Which one should I choose between MySQL unique index and normal index?

Which one should I choose between MySQL unique index and normal index?

Imagine a scenario where, when designing a user table, each person's ID number is unique and needs to be searched. However, since the ID number field is large, it is not suitable to be used as the primary key. When the business code has guaranteed that the inserted ID card is unique, you can choose to create a unique index and a normal index. How should you choose? Next, we will analyze the query and update execution process.

Query process

Assume that k is the index on table t. When searching for select id from t where k=5 , it will start from the root of the B+ tree k, search the leaf nodes layer by layer, find the data page with k=5, and then perform binary positioning on the data page content.

For a normal index, after finding the record with k=5, it will continue to search one more time until it encounters the first record that is not 5.

For a unique index, since the value is unique, stop searching after finding it.

Because InnoDB reads and writes in units of data pages (data pages are 16 KB by default), when a piece of data is read, the entire data page is read into the memory as a whole . In the data page read into the memory, if it contains records with k=5, in the case of query, the unique index has one more search and judgment process than the ordinary index, which can be ignored.

If k=5 is the last entry in the current data page, the next data page needs to be read. But the probability of this happening is low and can be ignored.

So in general, there is not much difference between ordinary indexes and unique indexes during the query process.

change buffer

Before analyzing the impact of unique indexes and common indexes, let's first understand the change buffer structure.

What is a change buffer?

When performing an update operation, if the data page to be updated is in memory, it will be updated directly. Otherwise, without affecting data consistency, InnoDB will cache the update operation in the change buffer, thereby eliminating the process of reading the data page from disk. When the next query operation reads the data page that needs to be updated, the update statement in the change buffer will be executed and written to the data page. The process of applying operations to the hard disk is called merge. The background thread will merge regularly or when the database is closed normally, a merge operation will also be performed.

The execution process of merge is as follows:

  1. Read the old version of the data page from disk.
  2. Find the records associated with the data page from the change buffer and apply them one by one to get the new version of the data page.
  3. Write redo log to record data changes and change buffer changes.

The change buffer is actually data that can be persisted to the hard disk, which means that the change buffer exists both in memory and on the hard disk. The change buffer was previously called the insert buffer. Initially, only the insert buffer was optimized, but later support for delete and update was added, and the name was changed to change buffer.
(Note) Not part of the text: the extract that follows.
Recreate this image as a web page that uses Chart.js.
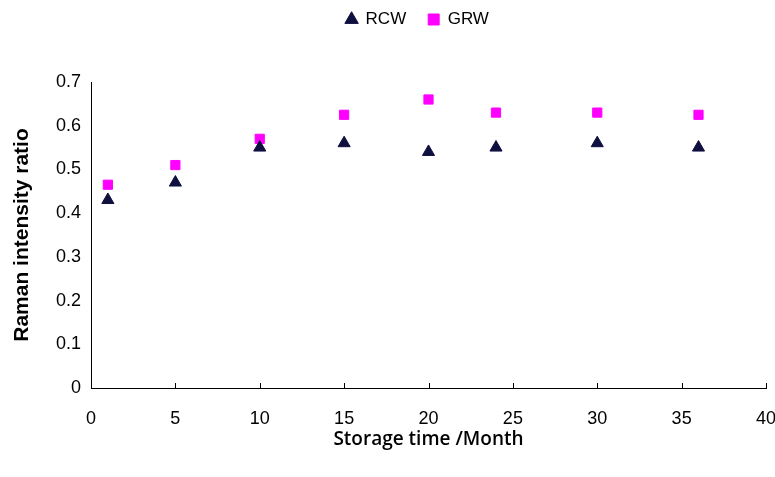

It can be seen that recording the update operation in the change buffer first reduces the process of reading disk data pages into memory, and the execution speed of the statement will be significantly improved. At the same time, reading data into memory will occupy the buffer pool memory, so reducing read operations also improves memory utilization.

The Buffer Pool is an area in memory where InnoDB caches table and index data as it accesses it. Allows frequently used data to be updated directly in memory, speeding up processing. On some dedicated servers, 80% of the physical memory is divided into buffer pool.

You can use innodb_change_buffer_max_size to set the size of the buffer pool occupied by the change buffer.

Change buffer application scenarios?

As mentioned above, the change buffer saves update records in advance, reducing the process of reading data pages and thus improving performance. In other words, if the change buffer contains more update records for different data pages, the benefit will be greater.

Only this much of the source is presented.